◆ **TASK DESCRIPTION**
Extract the lines from the start through the line that holds "import pandas as pd", both included, omitting all images.

◆ **DATA EXTRACT**
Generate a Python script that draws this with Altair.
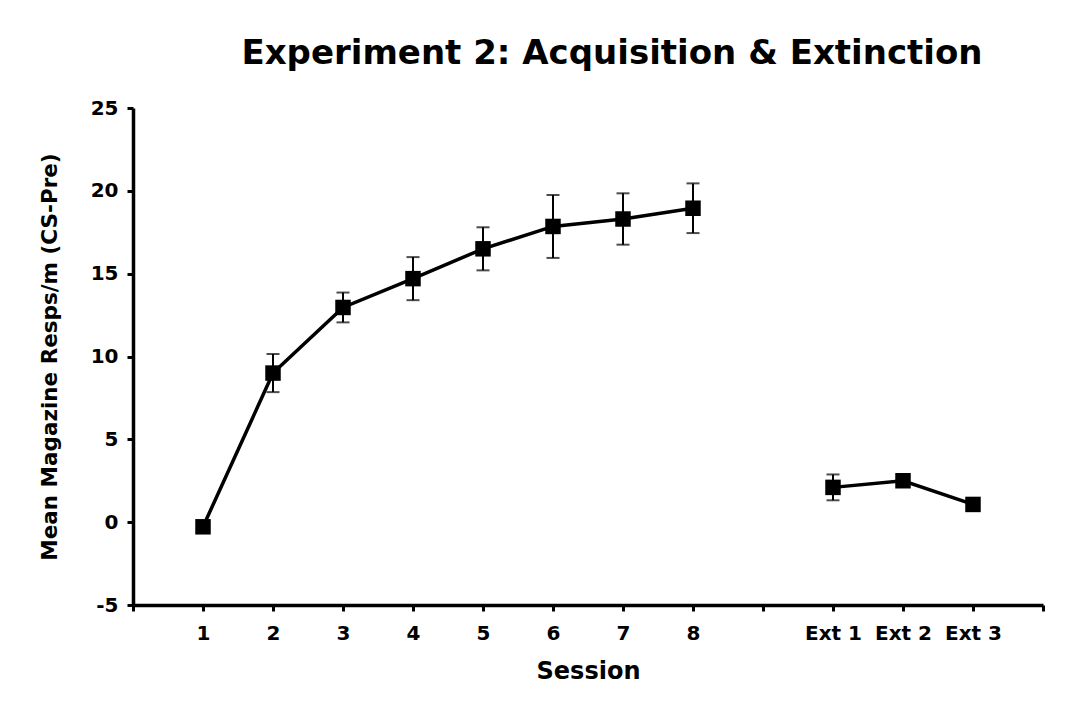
import altair as alt
import pandas as pd

# Session slots on the category axis (slot 9 is an empty gap)
acq_labels = ["1", "2", "3", "4", "5", "6", "7", "8"]
acq_slot = [1, 2, 3, 4, 5, 6, 7, 8]
acq_mean = [-0.28, 9.0, 12.96, 14.7, 16.5, 17.85, 18.3, 18.95]
acq_err = [0.0, 1.15, 0.9, 1.3, 1.3, 1.9, 1.55, 1.5]

ext_labels = ["Ext 1", "Ext 2", "Ext 3"]
ext_slot = [10, 11, 12]
ext_mean = [2.1, 2.5, 1.07]
ext_err = [0.78, 0.3, 0.25]

y_ticks = [-5, 0, 5, 10, 15, 20, 25]
x_ticks = list(range(0, 14))

rows = []
for lab, s, m, e in zip(acq_labels, acq_slot, acq_mean, acq_err):
    rows.append(dict(label=lab, slot=s, mean=m, lo=m - e, hi=m + e, phase="Acquisition"))
for lab, s, m, e in zip(ext_labels, ext_slot, ext_mean, ext_err):
    rows.append(dict(label=lab, slot=s, mean=m, lo=m - e, hi=m + e, phase="Extinction"))
df = pd.DataFrame(rows)

label_map = {str(s): l for s, l in zip(acq_slot + ext_slot, acq_labels + ext_labels)}
label_expr = "{" + ", ".join(f"'{k}': '{v}'" for k, v in label_map.items()) + "}[datum.value] || ''"

FONT = "DejaVu Sans"

x = alt.X(
    "slot:Q",
    scale=alt.Scale(domain=[0, 13], nice=False, zero=False),
    axis=alt.Axis(
        values=x_ticks,
        labelExpr=label_expr,
        title="Session",
        grid=False,
        domainColor="black",
        domainWidth=3.5,
        tickColor="black",
        tickWidth=3,
        tickSize=6,
        labelFont=FONT,
        labelFontSize=20,
        labelFontWeight="bold",
        labelColor="black",
        labelPadding=12,
        titleFont=FONT,
        titleFontSize=24,
        titleFontWeight="bold",
        titleColor="black",
        titlePadding=16,
    ),
)
y_axis = alt.Axis(
    values=y_ticks,
    labelExpr="datum.value + ''",
    title="Mean Magazine Resps/m (CS-Pre)",
    grid=False,
    domainColor="black",
    domainWidth=3.5,
    tickColor="black",
    tickWidth=3,
    tickSize=6,
    labelFont=FONT,
    labelFontSize=20,
    labelFontWeight="bold",
    labelColor="black",
    labelPadding=9,
    titleFont=FONT,
    titleFontSize=21.5,
    titleFontWeight="bold",
    titleColor="black",
    titlePadding=29,
)
y_scale = alt.Scale(domain=[-5, 25], nice=False, zero=False)

base = alt.Chart(df)

line = base.mark_line(color="black", strokeWidth=3.5).encode(
    x=x,
    y=alt.Y("mean:Q", scale=y_scale, axis=y_axis),
    detail="phase:N",
)
rule = base.mark_rule(color="black", strokeWidth=2).encode(
    x="slot:Q", y="lo:Q", y2="hi:Q"
)
cap_lo = base.mark_tick(color="black", thickness=2, size=13, orient="horizontal").encode(
    x="slot:Q", y="lo:Q"
)
cap_hi = base.mark_tick(color="black", thickness=2, size=13, orient="horizontal").encode(
    x="slot:Q", y="hi:Q"
)
pts = base.mark_point(shape="square", filled=True, color="black", opacity=1, size=240).encode(
    x="slot:Q", y="mean:Q"
)

chart = (
    alt.layer(line, rule, cap_lo, cap_hi, pts)
    .properties(
        width=910,
        height=497,
        title=alt.TitleParams(
            "Experiment 2: Acquisition & Extinction",
            font=FONT,
            fontSize=34,
            fontWeight="bold",
            color="black",
            anchor="middle",
            dx=24,
            offset=27,
        ),
        view=alt.ViewBackground(stroke="white", strokeWidth=0, fill="white"),
        autosize=alt.AutoSizeParams(type="none"),
        padding={"left": 125, "top": 100, "right": 30, "bottom": 80},
    )
    .configure_axis(grid=False)
    .configure_view(strokeWidth=0, stroke="white")
    .configure(background="white")
)

chart.save("out.html", embed_options={"renderer": "svg", "actions": False})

◆ **TASK SOLUTION**
Generate a Python script that draws this with Altair.
import altair as alt
import pandas as pd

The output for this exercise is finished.